Economics has a reputation for being very mathematical. About one-quarter of economics degree programmes require maths A level and some universities, such as the London School of Economics and Cambridge, like you to have taken further maths if your school offers it. But there are plenty of options if you haven’t done maths A level. You are likely to get some quantitative courses, so you have to be comfortable with mathematical concepts. Above all, you shouldn’t feel scared of data – a good economist is someone who sees a set of numbers and wants to figure out the story behind them.

Most economics degree programmes will give you basic grounding in macro-economics (how the economy works) and mico-economics (how people and firms behave) and quantitative methods.
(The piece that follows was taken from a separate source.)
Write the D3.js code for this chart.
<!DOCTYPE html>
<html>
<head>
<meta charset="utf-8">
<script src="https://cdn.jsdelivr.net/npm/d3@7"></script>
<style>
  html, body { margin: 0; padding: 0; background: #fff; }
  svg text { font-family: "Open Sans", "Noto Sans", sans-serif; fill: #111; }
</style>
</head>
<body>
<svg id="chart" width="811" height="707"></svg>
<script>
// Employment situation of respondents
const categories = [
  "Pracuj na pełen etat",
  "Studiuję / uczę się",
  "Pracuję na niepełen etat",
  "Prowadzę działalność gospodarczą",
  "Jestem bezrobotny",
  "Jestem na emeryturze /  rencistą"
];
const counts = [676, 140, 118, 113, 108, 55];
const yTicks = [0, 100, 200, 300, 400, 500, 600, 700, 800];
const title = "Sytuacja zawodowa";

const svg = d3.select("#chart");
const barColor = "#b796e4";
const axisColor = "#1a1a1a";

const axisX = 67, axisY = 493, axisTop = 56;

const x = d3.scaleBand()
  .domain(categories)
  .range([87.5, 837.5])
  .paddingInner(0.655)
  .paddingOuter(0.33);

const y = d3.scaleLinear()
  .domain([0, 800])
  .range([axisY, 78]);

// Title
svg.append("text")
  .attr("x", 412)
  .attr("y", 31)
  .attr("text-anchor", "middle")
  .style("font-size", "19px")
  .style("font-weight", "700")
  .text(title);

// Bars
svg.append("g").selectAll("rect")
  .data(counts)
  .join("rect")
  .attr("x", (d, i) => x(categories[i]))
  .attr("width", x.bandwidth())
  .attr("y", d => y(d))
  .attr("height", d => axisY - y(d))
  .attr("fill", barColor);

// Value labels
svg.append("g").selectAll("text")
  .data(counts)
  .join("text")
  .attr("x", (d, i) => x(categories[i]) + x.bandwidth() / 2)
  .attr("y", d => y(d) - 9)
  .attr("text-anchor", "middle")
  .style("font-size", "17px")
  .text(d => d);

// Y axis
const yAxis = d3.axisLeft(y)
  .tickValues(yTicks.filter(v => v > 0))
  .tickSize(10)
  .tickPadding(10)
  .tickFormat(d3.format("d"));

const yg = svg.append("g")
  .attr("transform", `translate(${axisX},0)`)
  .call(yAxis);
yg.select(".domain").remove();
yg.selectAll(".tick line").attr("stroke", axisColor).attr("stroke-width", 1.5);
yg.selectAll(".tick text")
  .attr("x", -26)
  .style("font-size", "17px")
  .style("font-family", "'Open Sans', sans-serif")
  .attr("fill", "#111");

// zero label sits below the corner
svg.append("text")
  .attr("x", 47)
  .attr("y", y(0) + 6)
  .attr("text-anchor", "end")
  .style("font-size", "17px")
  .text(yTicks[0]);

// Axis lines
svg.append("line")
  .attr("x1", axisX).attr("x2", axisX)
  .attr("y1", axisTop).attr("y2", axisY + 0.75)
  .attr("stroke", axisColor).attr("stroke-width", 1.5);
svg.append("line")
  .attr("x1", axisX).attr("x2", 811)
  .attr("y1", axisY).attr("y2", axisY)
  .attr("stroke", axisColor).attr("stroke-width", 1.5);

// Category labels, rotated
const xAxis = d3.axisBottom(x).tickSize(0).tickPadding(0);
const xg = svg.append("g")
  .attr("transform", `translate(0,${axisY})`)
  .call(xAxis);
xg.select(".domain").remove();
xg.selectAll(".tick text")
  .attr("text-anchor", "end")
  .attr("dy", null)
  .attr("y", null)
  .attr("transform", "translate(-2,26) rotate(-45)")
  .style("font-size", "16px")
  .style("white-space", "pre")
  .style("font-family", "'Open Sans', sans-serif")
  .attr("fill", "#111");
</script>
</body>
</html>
As you move through the second and third years, you will get more choice and be able to specialise in the areas of economics that interest you – whether that’s development economics, behavioural economics, international economics, history of economic thought, economic policy or advanced theory or econometrics. One of the great things about an economics degree is just how broad it is.

But whatever you specialise in, an economics degree will train you to think analytically and will also give you some technical skills in data handling. You will also get some experience in essay or report writing. A good economist is someone who can communicate technical knowledge in a clear way. 
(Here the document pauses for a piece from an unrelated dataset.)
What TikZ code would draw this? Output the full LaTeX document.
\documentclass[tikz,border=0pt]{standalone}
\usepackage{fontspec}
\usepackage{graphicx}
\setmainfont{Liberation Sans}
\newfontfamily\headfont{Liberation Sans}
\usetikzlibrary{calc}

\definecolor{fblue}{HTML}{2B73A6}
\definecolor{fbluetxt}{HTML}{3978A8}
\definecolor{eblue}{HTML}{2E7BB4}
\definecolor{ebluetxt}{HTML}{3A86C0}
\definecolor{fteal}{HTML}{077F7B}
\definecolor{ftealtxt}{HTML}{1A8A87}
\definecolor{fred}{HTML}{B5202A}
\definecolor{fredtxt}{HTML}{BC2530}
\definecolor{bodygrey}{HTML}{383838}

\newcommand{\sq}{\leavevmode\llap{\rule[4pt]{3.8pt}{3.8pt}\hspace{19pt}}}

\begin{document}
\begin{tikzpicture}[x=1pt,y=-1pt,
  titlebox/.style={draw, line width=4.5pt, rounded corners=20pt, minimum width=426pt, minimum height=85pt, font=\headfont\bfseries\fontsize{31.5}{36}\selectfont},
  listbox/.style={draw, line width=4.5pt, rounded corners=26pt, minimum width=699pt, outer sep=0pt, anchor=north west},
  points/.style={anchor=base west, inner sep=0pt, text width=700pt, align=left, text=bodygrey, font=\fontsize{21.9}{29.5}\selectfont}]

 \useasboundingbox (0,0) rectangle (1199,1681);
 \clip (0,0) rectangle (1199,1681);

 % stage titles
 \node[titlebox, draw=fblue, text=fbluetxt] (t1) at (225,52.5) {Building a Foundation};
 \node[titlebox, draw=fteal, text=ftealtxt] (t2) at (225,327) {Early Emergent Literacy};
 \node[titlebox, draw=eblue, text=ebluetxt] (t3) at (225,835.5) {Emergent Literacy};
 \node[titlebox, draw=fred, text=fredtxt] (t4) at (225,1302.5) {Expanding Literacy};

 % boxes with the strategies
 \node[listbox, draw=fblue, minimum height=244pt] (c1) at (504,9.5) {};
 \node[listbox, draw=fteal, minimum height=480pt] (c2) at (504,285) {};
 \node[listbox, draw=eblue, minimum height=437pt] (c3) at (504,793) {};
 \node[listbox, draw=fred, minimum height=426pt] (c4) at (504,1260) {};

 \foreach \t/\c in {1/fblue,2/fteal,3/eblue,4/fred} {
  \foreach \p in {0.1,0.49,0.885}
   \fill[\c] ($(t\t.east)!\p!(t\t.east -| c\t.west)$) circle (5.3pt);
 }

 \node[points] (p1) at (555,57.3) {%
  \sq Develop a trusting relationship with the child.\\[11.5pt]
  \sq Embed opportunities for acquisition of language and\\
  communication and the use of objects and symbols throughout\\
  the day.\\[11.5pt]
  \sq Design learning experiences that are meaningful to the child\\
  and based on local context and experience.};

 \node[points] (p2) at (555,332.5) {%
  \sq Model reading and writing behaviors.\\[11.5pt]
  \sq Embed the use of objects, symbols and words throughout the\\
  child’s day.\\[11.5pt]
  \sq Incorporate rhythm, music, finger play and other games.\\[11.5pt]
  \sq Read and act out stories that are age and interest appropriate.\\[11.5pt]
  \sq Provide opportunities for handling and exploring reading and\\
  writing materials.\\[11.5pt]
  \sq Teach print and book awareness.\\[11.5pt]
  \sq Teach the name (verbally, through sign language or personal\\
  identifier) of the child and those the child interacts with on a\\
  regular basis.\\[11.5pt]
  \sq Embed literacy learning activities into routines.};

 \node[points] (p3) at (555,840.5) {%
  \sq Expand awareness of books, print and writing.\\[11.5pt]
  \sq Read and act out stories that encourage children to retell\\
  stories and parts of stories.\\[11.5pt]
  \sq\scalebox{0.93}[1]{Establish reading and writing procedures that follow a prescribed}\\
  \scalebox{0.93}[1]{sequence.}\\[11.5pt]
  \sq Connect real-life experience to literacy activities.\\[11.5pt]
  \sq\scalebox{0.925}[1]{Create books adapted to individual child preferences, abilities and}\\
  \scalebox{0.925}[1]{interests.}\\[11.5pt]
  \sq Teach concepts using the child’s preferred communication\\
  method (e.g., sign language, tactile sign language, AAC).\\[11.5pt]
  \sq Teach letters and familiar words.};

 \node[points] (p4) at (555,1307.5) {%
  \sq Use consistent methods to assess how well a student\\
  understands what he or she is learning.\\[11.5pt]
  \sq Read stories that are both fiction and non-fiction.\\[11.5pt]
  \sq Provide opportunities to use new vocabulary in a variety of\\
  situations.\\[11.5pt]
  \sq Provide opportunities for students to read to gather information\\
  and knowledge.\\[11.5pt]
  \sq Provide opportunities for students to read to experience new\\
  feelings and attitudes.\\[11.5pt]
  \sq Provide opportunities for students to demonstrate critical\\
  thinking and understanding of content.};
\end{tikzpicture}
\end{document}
You will also find economics offered as part of many joint degree programmes including with management, accounting, finance, politics, philosophy, maths, psychology, law. The advantage of a joint degree is that you get to study a second, complementary discipline; the downside is that you won’t get so much economics (!) and you may not have such a wide range of economics options.

Have a look around and see what course interests you. We are pretty sure that anyone thinking of applying to university will be able to find an economics degree for them.
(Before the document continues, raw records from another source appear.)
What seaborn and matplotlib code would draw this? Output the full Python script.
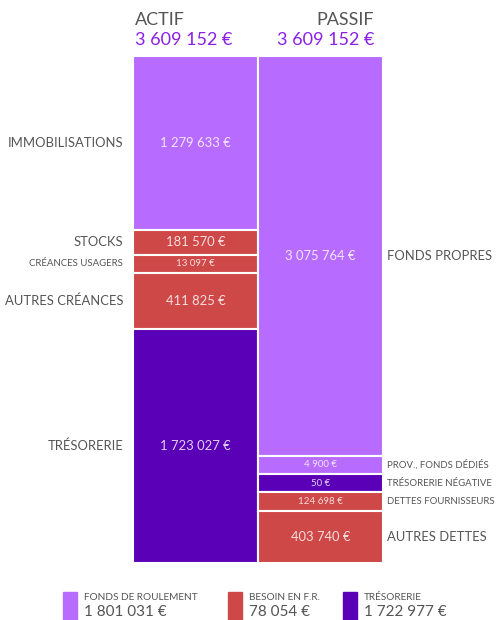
import matplotlib
matplotlib.use("Agg")
import matplotlib.pyplot as plt
import seaborn as sns
import pandas as pd
from matplotlib.patches import Rectangle

# ---- data ----
sides = ["ACTIF", "PASSIF"]
side_totals = [3609152, 3609152]

actif_labels = ["IMMOBILISATIONS", "STOCKS", "CRÉANCES USAGERS", "AUTRES CRÉANCES", "TRÉSORERIE"]
actif_values = [1279633, 181570, 13097, 411825, 1723027]
actif_groups = ["fr", "bfr", "bfr", "bfr", "treso"]

passif_labels = ["FONDS PROPRES", "PROV., FONDS DÉDIÉS", "TRÉSORERIE NÉGATIVE",
                 "DETTES FOURNISSEURS", "AUTRES DETTES"]
passif_values = [3075764, 4900, 50, 124698, 403740]
passif_groups = ["fr", "fr", "treso", "bfr", "bfr"]

legend_groups = ["fr", "bfr", "treso"]
legend_labels = ["FONDS DE ROULEMENT", "BESOIN EN F.R.", "TRÉSORERIE"]
legend_values = [1801031, 78054, 1722977]

colors = {"fr": "#B76CFF", "bfr": "#CF4848", "treso": "#5A00B7"}
MIN_FRAC = 0.036


def euro(v):
    return f"{v:,}".replace(",", " ") + " €"


def display_heights(values):
    # small items get a minimum height, the rest share what is left
    total = sum(values)
    small = [v / total < MIN_FRAC for v in values]
    while True:
        rest = sum(v for v, s in zip(values, small) if not s)
        room = 1 - MIN_FRAC * sum(small)
        new = [s or v / rest * room < MIN_FRAC for v, s in zip(values, small)]
        if new == small:
            break
        small = new
    return [MIN_FRAC * total if s else v / rest * room * total for v, s in zip(values, small)]


rows = []
for side, labels, values, groups in [("ACTIF", actif_labels, actif_values, actif_groups),
                                     ("PASSIF", passif_labels, passif_values, passif_groups)]:
    heights = display_heights(values)
    top = sum(values)
    for lab, val, grp, h in zip(labels, values, groups, heights):
        rows.append(dict(side=side, label=lab, value=val, group=grp, height=h, bottom=top - h))
        top -= h
df = pd.DataFrame(rows)

sns.set_theme(style="white")
plt.rcParams["font.family"] = ["Lato", "DejaVu Sans"]

W, H = 500, 620
TXT = "#555555"
fig = plt.figure(figsize=(5, 6.2), dpi=100)
ax = fig.add_axes([133 / W, (H - 563) / H, 250 / W, 507 / H])

for _, r in df.iterrows():
    sns.barplot(x=[r.side], y=[r.height], bottom=r.bottom, order=sides,
                color=colors[r.group], saturation=1, width=1.0, errorbar=None,
                edgecolor="white", linewidth=1.5, ax=ax)

ax.set_xlim(-0.5, 1.5)
ax.set_ylim(0, max(side_totals))
ax.axis("off")

for _, r in df.iterrows():
    xi = sides.index(r.side)
    yc = r.bottom + r.height / 2
    big = r.height / side_totals[xi] > 0.045
    ax.text(xi, yc, euro(r.value), ha="center", va="center",
            fontsize=9.4 if big else 7, color="white", alpha=0.82)
    if r.side == "ACTIF":
        ax.annotate(r.label, xy=(-0.5, yc), xytext=(-7, 0), textcoords="offset points",
                    ha="right", va="center", fontsize=9.4 if big else 6.9, color=TXT,
                    annotation_clip=False)
    else:
        ax.annotate(r.label, xy=(1.5, yc), xytext=(3, 0), textcoords="offset points",
                    ha="left", va="center", fontsize=9.4 if big else 6.9, color=TXT,
                    annotation_clip=False)

# headers
fig.text(135 / W, 1 - 20 / H, sides[0], ha="left", va="center", fontsize=13, color=TXT)
fig.text(135 / W, 1 - 40 / H, euro(side_totals[0]), ha="left", va="center", fontsize=13,
         color="#8A1FE6")
fig.text(374 / W, 1 - 20 / H, sides[1], ha="right", va="center", fontsize=13, color=TXT)
fig.text(374 / W, 1 - 40 / H, euro(side_totals[1]), ha="right", va="center", fontsize=13,
         color="#8A1FE6")

# legend
leg_x = [63, 228, 343]
for x, g, lab, val in zip(leg_x, legend_groups, legend_labels, legend_values):
    fig.patches.append(Rectangle((x / W, 1 - 620 / H), 14 / W, 28 / H, transform=fig.transFigure,
                                 color=colors[g]))
    fig.text((x + 21) / W, 1 - 598 / H, lab, ha="left", va="center", fontsize=7.2, color=TXT)
    fig.text((x + 21) / W, 1 - 612 / H, euro(val), ha="left", va="center", fontsize=11,
             color=TXT)

fig.savefig("out.png", dpi=100)
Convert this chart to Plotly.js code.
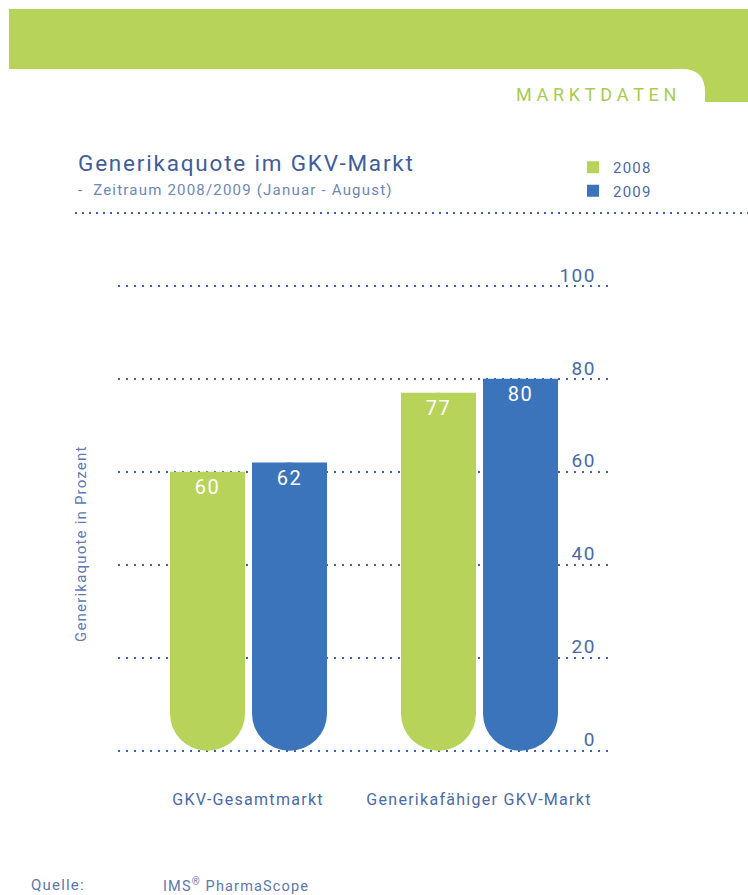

Here’s why female University of Bristol students recommend studying economics:

“I would definitely recommend economics as a degree. If I was applying to university again I would pick it again without doubt. Doing it as a degree subject means you get a lot of choice about which modules you take and you can really choose the parts of economics that interest you most. It also gives you a wide range of skills – both essay-writing and mathematics – and I think that many employers see it as a good degree.”

“If economics is something that interests you, and when you read newspapers and see the news and you wish you knew more about what people were saying, definitely study economics! I feel a lot more commercially aware, and I had more confidence when applying for graduate schemes being confident and comfortable to talk about current affairs.”

“It is so current, interesting and the skills I have felt I have learnt over the past three years I think really will help me in jobs I go into in the future.”

“For any girls wishing to study economics because you love it and think it’s highly interesting: you’re right, do it. For any girls who want to be on a very high salary after leaving university and think studying economics is a good route to that: if you are willing to work very hard, you’re also right, do it. Finally, if you want to help change the lives of many for the better, and think economics will give you the tools to do so: you’re also right, economics sounds like the subject for you.”